PROBLEM TO WORK ON: Gather up the lines that contain "this".

DATA TO PROCESS:
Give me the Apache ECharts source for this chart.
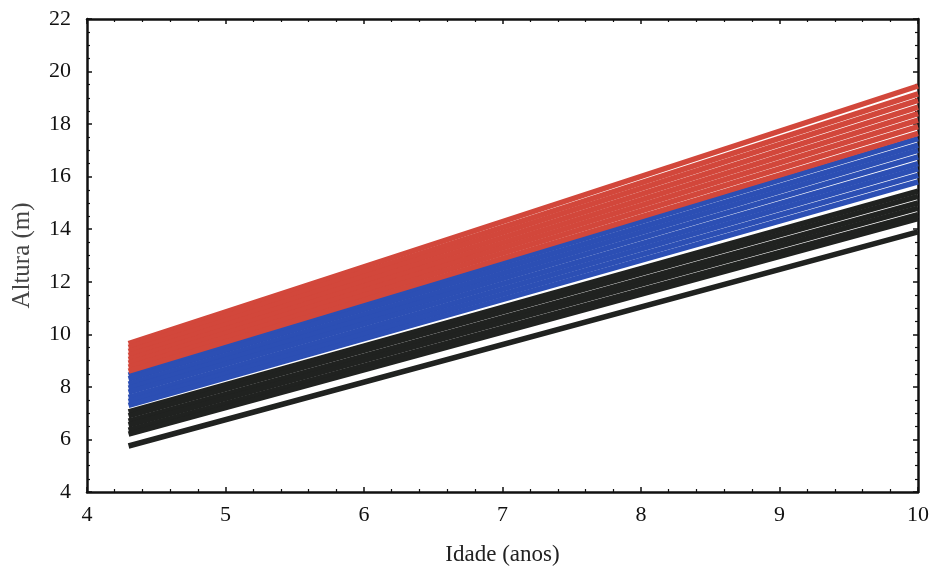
* * *
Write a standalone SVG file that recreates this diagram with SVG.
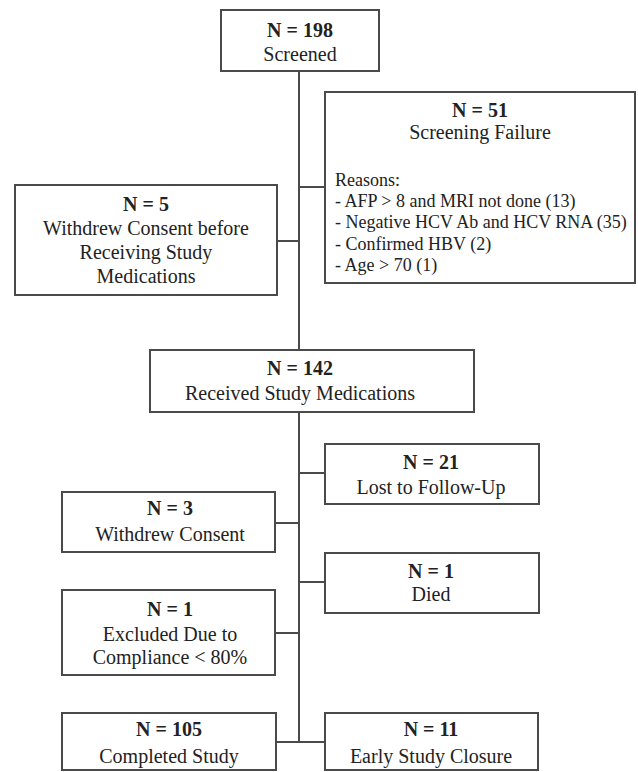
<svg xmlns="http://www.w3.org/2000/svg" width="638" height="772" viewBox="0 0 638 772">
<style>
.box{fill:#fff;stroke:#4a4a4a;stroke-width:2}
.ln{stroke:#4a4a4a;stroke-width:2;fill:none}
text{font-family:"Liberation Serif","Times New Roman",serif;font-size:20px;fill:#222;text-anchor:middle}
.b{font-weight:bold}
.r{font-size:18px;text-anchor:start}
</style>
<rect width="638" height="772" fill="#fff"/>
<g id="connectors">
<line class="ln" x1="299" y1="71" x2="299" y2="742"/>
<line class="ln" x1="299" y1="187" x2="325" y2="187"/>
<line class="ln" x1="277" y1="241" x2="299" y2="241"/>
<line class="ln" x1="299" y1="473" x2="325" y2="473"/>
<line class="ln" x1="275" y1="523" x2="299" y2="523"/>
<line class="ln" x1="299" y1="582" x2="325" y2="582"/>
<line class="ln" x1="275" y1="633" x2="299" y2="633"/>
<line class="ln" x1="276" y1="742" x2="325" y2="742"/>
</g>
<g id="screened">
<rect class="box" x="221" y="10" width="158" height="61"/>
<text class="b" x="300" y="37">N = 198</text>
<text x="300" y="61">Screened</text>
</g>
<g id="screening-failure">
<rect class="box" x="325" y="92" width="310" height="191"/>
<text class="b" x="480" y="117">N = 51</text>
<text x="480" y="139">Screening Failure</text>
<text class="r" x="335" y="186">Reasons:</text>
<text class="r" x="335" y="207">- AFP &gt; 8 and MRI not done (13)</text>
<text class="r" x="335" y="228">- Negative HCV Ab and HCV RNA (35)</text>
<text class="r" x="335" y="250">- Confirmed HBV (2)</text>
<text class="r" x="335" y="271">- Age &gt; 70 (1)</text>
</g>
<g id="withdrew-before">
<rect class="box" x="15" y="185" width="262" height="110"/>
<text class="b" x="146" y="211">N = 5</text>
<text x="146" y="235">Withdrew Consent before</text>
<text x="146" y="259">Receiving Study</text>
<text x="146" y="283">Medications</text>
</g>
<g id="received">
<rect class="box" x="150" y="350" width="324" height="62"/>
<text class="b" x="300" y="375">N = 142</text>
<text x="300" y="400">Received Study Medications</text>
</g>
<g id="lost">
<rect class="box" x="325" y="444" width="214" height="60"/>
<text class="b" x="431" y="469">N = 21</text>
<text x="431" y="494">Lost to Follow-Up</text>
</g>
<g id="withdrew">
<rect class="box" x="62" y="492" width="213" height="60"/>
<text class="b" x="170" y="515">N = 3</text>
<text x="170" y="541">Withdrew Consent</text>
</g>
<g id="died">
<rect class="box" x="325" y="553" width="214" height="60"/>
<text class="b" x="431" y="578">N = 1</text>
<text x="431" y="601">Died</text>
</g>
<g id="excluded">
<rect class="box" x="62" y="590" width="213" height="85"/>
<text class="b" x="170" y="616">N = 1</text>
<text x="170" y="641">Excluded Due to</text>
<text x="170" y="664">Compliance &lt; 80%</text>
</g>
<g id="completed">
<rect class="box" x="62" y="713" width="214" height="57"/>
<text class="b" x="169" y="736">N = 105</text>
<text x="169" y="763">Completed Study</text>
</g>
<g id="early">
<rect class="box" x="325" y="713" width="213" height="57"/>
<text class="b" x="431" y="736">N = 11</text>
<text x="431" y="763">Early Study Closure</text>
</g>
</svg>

WRITTEN REPLY:
Give me the Apache ECharts source for this chart.
Write a standalone SVG file that recreates this diagram with SVG.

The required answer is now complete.